==== SUPPLIED INFORMATION

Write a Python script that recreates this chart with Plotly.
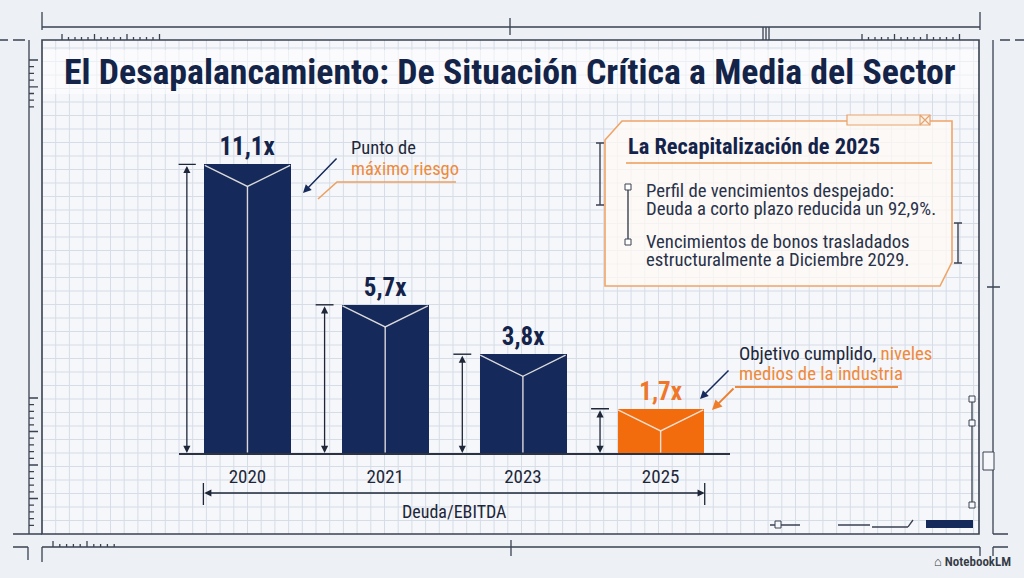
import plotly.graph_objects as go

# ---------------- data ----------------
years = ["2020", "2021", "2023", "2025"]
ratios = [11.1, 5.7, 3.8, 1.7]
value_labels = ["11,1x", "5,7x", "3,8x", "1,7x"]
bar_colors = ["#15295a", "#15295a", "#15295a", "#f26c0e"]
label_colors = ["#14234a", "#14234a", "#14234a", "#f0762a"]

title_text = "El Desapalancamiento: De Situación Crítica a Media del Sector"
box_title = "La Recapitalización de 2025"
box_lines = [
    "Perfil de vencimientos despejado:",
    "Deuda a corto plazo reducida un 92,9%.",
    "Vencimientos de bonos trasladados",
    "estructuralmente a Diciembre 2029.",
]
axis_label = "Deuda/EBITDA"

# ---------------- helpers ----------------
W, H = 1024, 578
NAVY = "#15295a"
DARK = "#1e2739"
LINE = "#3a4252"
ORANGE = "#ef8a3c"
FONT = "Roboto Condensed, Liberation Sans Narrow, Arial Narrow, Roboto, sans-serif"


def X(px):
    return px / W


def Y(py):
    return 1 - py / H


def path(points, close=False):
    s = "M " + " L ".join(f"{X(a):.5f},{Y(b):.5f}" for a, b in points)
    return s + (" Z" if close else "")


def seg_path(segs):
    return " ".join(
        f"M {X(a):.5f},{Y(b):.5f} L {X(c):.5f},{Y(d):.5f}" for (a, b, c, d) in segs
    )


shapes = []


def pshape(d, color=LINE, width=1.5, fill=None, layer="above"):
    s = dict(type="path", xref="paper", yref="paper", path=d,
             line=dict(color=color, width=width), layer=layer)
    if fill:
        s["fillcolor"] = fill
    shapes.append(s)


def prect(x0, y0, x1, y1, fill=None, color=LINE, width=1.5, layer="above"):
    shapes.append(dict(type="rect", xref="paper", yref="paper",
                       x0=X(x0), x1=X(x1), y0=Y(y1), y1=Y(y0),
                       line=dict(color=color, width=width),
                       fillcolor=fill if fill else "rgba(0,0,0,0)", layer=layer))


# ---------------- background blueprint ----------------
GX0, GX1, GY0, GY1 = 42, 979, 40, 534
prect(GX0, GY0, GX1, GY1, fill="#f5f7fa", color="rgba(0,0,0,0)", width=0, layer="below")
grid = []
gx = GX0 + 13.7
while gx < GX1:
    grid.append((gx, GY0, gx, GY1))
    gx += 13.7
gy = GY1 - 13.5
while gy > GY0:
    grid.append((GX0, gy, GX1, gy))
    gy -= 13.5
pshape(seg_path(grid), color="#d6dde7", width=1, layer="below")
# light band behind the title
prect(GX0 + 1, 50, GX1 - 1, 94, fill="rgba(255,255,255,0.55)", color="rgba(0,0,0,0)",
      width=0, layer="below")
prect(GX0, GY0, GX1, GY1, color="#3a4252", width=1.6, layer="below")

# top rulers / frame
deco = [
    (42, 12, 42, 30), (980, 12, 980, 30), (42, 27, 980, 27),
    (510, 18, 510, 35), (763, 27, 763, 40), (766, 27, 766, 40), (769, 27, 769, 40),
    (29, 40, 29, 534), (13, 534, 42, 534), (993, 40, 993, 534), (993, 534, 1008, 534),
    (0, 40, 8, 40), (13, 40, 25, 40), (1000, 40, 1010, 40), (1015, 40, 1024, 40),
    (42, 547, 980, 547), (511, 540, 511, 556),
    (13, 547, 28, 547), (28, 547, 28, 560), (42, 547, 42, 562),
    (980, 547, 980, 556), (993, 547, 1008, 547), (993, 547, 993, 556),
    (872, 527, 908, 527), (908, 527, 913, 520), (838, 525, 870, 525),
    (770, 525, 800, 525),
    (972, 399, 972, 505),
    (987, 287, 1000, 287),
]
for k in range(16):
    x = 62 + k * 6.5
    deco.append((x, 40, x, 40 - (6 if k % 5 == 0 else 3)))
    x = 862 + k * 6.5
    deco.append((x, 40, x, 40 - (6 if k % 5 == 0 else 3)))
for k in range(20):
    y = 398 + k * 6.7
    deco.append((29, y, 29 + (9 if k % 5 == 0 else 5), y))
for k in range(8):
    y = 60 + k * 6.7
    deco.append((29, y, 29 + (9 if k % 4 == 0 else 5), y))
for k in range(10):
    x = 53 + k * 6.8
    deco.append((x, 547, x, 547 - (6 if k % 5 == 0 else 3)))
pshape(seg_path(deco), color=LINE, width=1.3, layer="below")
for yy in (399, 423, 505):
    prect(969, yy - 3, 975, yy + 3, fill="#f5f7fa", color=LINE, width=1, layer="below")
prect(775, 521, 781, 528, fill="#f5f7fa", color=LINE, width=1, layer="below")
prect(926, 520, 973, 528, fill="#15295a", color="#15295a", width=0, layer="below")
prect(983, 452, 994, 470, fill="#f5f7fa", color=LINE, width=1, layer="below")

# ---------------- callout box ----------------
box_pts = [(605, 140), (622, 121), (952, 121), (952, 262), (940, 286), (605, 286)]
pshape(path(box_pts, close=True), color="#f0a468", width=1.6, fill="rgba(255,250,244,0.75)")
prect(847, 115, 930, 125, fill="#fbf4ec", color="#e7a36e", width=1.2)
pshape(seg_path([(920, 115, 930, 125), (920, 125, 930, 115), (920, 115, 920, 125)]),
       color="#e7a36e", width=1.2)
pshape(seg_path([(626, 163, 932, 163)]), color="#ec9a55", width=1.6)
pshape(seg_path([(600, 143, 600, 205), (596, 143, 604, 143), (596, 205, 604, 205),
                 (958, 223, 958, 263), (954, 223, 962, 223), (954, 263, 962, 263),
                 (628, 190, 628, 239)]),
       color="#3a4252", width=1.4)
prect(625, 184, 631, 190, fill="#ffffff", color="#3a4252", width=1)
prect(625, 239, 631, 245, fill="#ffffff", color="#3a4252", width=1)

# callout pointer decorations
pshape(path([(318, 199), (337, 182), (456, 182)]), color="#efa060", width=1.6)
pshape(path([(898, 387), (735, 387)]), color="#ef8a3c", width=1.8)

# ---------------- figure ----------------
xpos = list(range(len(years)))
BAR_W = 0.63
Y_MAX = 12.5
DEPTH = 0.85

fig = go.Figure()
fig.add_trace(go.Bar(
    x=xpos, y=ratios, width=BAR_W,
    marker=dict(color=bar_colors, line=dict(width=0)),
    text=value_labels, textposition="outside",
    textfont=dict(family=FONT, size=25, color=label_colors, weight=700),
    cliponaxis=False, hoverinfo="skip", showlegend=False,
))

for i, v in zip(xpos, ratios):
    fig.add_trace(go.Scatter(
        x=[i - BAR_W / 2 + 0.005, i, i + BAR_W / 2 - 0.005, None, i, i],
        y=[v - 0.04, v - DEPTH, v - 0.04, None, v - DEPTH, 0.02],
        mode="lines", line=dict(color="rgba(240,236,232,0.9)", width=1.4),
        hoverinfo="skip", showlegend=False,
    ))

annotations = []


def txt(x, y, text, size, color, anchor="left", weight=400, xref="paper"):
    annotations.append(dict(x=x, y=y, xref=xref, yref="paper", text=text,
                            xanchor=anchor, yanchor="middle", showarrow=False,
                            font=dict(family=FONT, size=size, color=color, weight=weight)))


DIM_OFF = 0.44
for i, v in zip(xpos, ratios):
    xd = i - DIM_OFF
    annotations.append(dict(
        x=xd, y=0, xref="x", yref="y", ax=xd, ay=v, axref="x", ayref="y",
        text="", showarrow=True, arrowhead=2, startarrowhead=2, arrowside="end+start",
        arrowsize=1.1, startarrowsize=1.1, arrowwidth=1.3, arrowcolor=DARK,
    ))
    shapes.append(dict(type="line", xref="x", yref="y", x0=xd - 0.065, x1=xd + 0.065,
                       y0=v, y1=v, line=dict(color=DARK, width=1.4)))

# bottom axis-label dimension arrow
DX0, DX1 = -0.32, 3.32
annotations.append(dict(
    x=DX1, y=Y(493), xref="x", yref="paper", ax=-502, ay=0,
    text="", showarrow=True, arrowhead=2, startarrowhead=2, arrowside="end+start",
    arrowsize=1.1, startarrowsize=1.1, arrowwidth=1.3, arrowcolor=DARK,
))
for xd in (DX0, DX1):
    shapes.append(dict(type="line", xref="x", yref="paper", x0=xd, x1=xd,
                       y0=Y(505), y1=Y(483), line=dict(color=DARK, width=1.3)))
txt((DX0 + DX1) / 2, Y(511), axis_label, 18, DARK, anchor="center", xref="x")

# title
txt(X(510), Y(72), title_text, 35.8, "#142448", anchor="center", weight=700)

# callout texts
txt(X(349), Y(148), "Punto de", 18.5, DARK)
txt(X(349), Y(169), "máximo riesgo", 18.5, ORANGE)
annotations.append(dict(x=X(303), y=Y(193), xref="paper", yref="paper", ax=35, ay=-36,
                        text="", showarrow=True, arrowhead=2, arrowsize=1.1, arrowwidth=1.5,
                        arrowcolor=NAVY))

txt(X(737), Y(354), "Objetivo cumplido, <span style='color:#ef8a3c'>niveles</span>", 18.8, DARK)
txt(X(737), Y(374), "medios de la industria", 18.8, ORANGE)
annotations.append(dict(x=X(700), y=Y(399), xref="paper", yref="paper", ax=30, ay=-30,
                        text="", showarrow=True, arrowhead=2, arrowsize=1.1, arrowwidth=1.5,
                        arrowcolor=NAVY))
annotations.append(dict(x=X(712), y=Y(410), xref="paper", yref="paper", ax=23, ay=-23,
                        text="", showarrow=True, arrowhead=2, arrowsize=1.1, arrowwidth=1.8,
                        arrowcolor="#ef7d2a"))

txt(X(626), Y(146), box_title, 22.4, "#14234a", weight=700)
for line_text, yy in zip(box_lines, [191, 209, 242, 260]):
    txt(X(644), Y(yy), line_text, 18.7, "#28324a")

txt(X(1013), Y(561), "⌂ NotebookLM", 13, "#333a45", anchor="right", weight=600)

fig.update_layout(
    width=W, height=H,
    margin=dict(l=0, r=0, t=0, b=0),
    paper_bgcolor="#edf0f4",
    plot_bgcolor="rgba(0,0,0,0)",
    showlegend=False,
    bargap=0,
    xaxis=dict(
        domain=[X(178.6), X(729.5)], range=[-0.5, 3.5],
        tickvals=xpos, ticktext=years,
        tickfont=dict(family=FONT, size=19, color=DARK),
        ticks="outside", ticklen=5, tickcolor="rgba(0,0,0,0)",
        showgrid=False, zeroline=False,
        showline=True, linecolor="#2b3242", linewidth=1.6,
        fixedrange=True,
    ),
    yaxis=dict(
        domain=[Y(453), Y(128)], range=[0, Y_MAX],
        visible=False, fixedrange=True,
    ),
    shapes=shapes,
    annotations=annotations,
)

fig.write_html("out.html")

========

▶ DO THIS: From the first line above to the line containing "import plotly.graph_objects as go", repeat each line exactly. Pictures stay out.

▶ CORRECT ANSWER:
Write a Python script that recreates this chart with Plotly.
import plotly.graph_objects as go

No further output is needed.